Bastava sentar-se num sofá… para adormecer. Ainda hoje, sempre que me acontece o mesmo lembro-me dele. Pareço o Trindade, digo eu. E eu gostaria – confesso – de ser como ele. Sempre foi para mim um modelo. Um modelo de genro – lembro-me dele e do Sr. Adriano. Um modelo de pai. Um modelo de paciente e santo marido. Um modelo de irmão, de patrão, de tio… No entanto, o que mais me tocou, sempre, foi o modelo de amigo que ele me ensinou a ser. Num momento particularmente complicado – também para ele – nunca o ouvi dizer uma palavra mais amarga, mais dura, menos amiga relativamente a quem ele sabia que eu amava, por quem tinha respeito. Alguém que era seu amigo e por quem ele nunca demonstrou um pingo de rancor, podendo ter capital de queixa, tendo, certamente, todas as razões para censurar e arrazoar de critica. Nunca. Sempre teve, sempre me teve o respeito de perceber que um amigo escolhe a palavra certa, mesmo para verbalizar o que faz doer.

Quando soube que o Trindade tinha Esclerose Lateral Amiotrófica tive pena.
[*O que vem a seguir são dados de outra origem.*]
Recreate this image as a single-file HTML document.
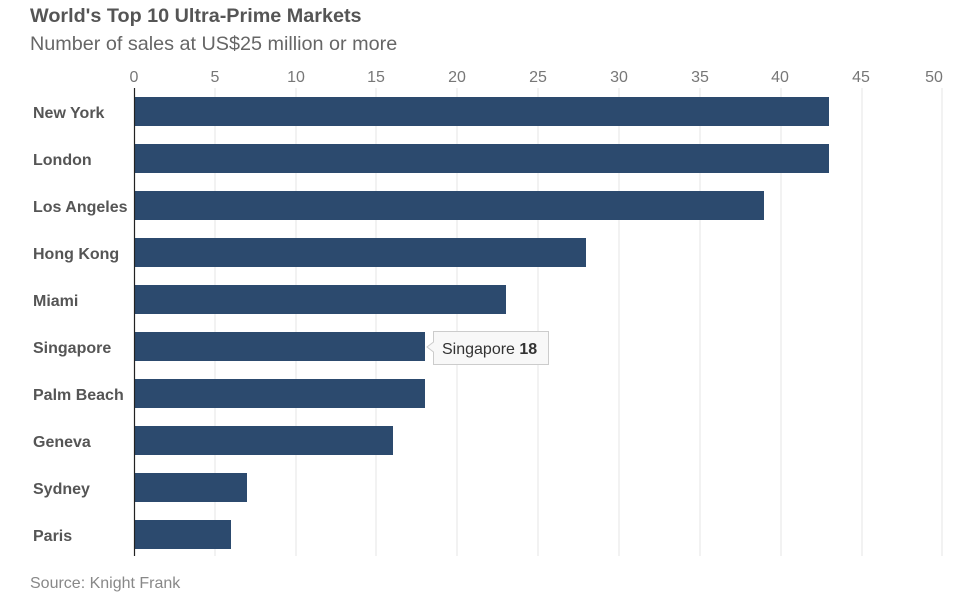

Senti pena. Senti aquela comiseração impotente que nada faz nem nada ajuda. Fui vendo, a espaços largos… (largos demais para quem lhe tinha tanto respeito e consideração, lamento) o declínio e as limitações a aumentar. Nunca lhe vi um gesto de raiva. Vi resignação, vi angustia, mas nunca lhe senti a revolta do sofrimento.

A Vida do Trindade valeu muito a pena. E o sofrimento do Trindade não foi em vão. O Trindade conseguiu dar aos filhos, e especialmente ao Zé – com quem tenho mais proximidade e é um irmão mais velho -, no apoio e em tudo o que pelo exemplo mostrou no amparo ao sogro, o Sr.Adriano, o primeiro Parkinson que conheci, o testemunho do dever-ser. Conseguiu dar aos netos, e especialmente à Isa e ao Gonçalo – que conheço melhor por serem meus afilhados – o testemunho da resistência, da resiliência e, acima de tudo, o extraordinário pai que eles têm. Os filhos farão aos pais aquilo que viram fazer aos avós. E os meus afilhados viram muito. Viram tudo. E por isso, também por isso, o sofrimento do Trindade não foi em vão.

Dou graças a Deus pela vida do Trindade e pelo que a sua vida operou na vida dos amigos, dos filhos e dos netos. Pelo que operou em mim e no meu irmão. E, amanhã, quando me despedir dele, repetirei o que lhe disse em vida, ao ouvido, num momento em que ele já não me poderia responder: Obrigado por tudo o que fez por mim, pelo meu pai e pela minha família, e Desculpe a minha falta de coragem por nem sempre conseguir comprar uma guerra pelo que é justo, por nem sempre fazer o que devia fazer, mesmo que me cause dor.

Quando adormeço no sofá assim que me sento, lembro-me do Trindade. Espero lembrar-me também, no momento de escolher entre o que me é confortável mas não é certo, e o que é certo mas causa dor.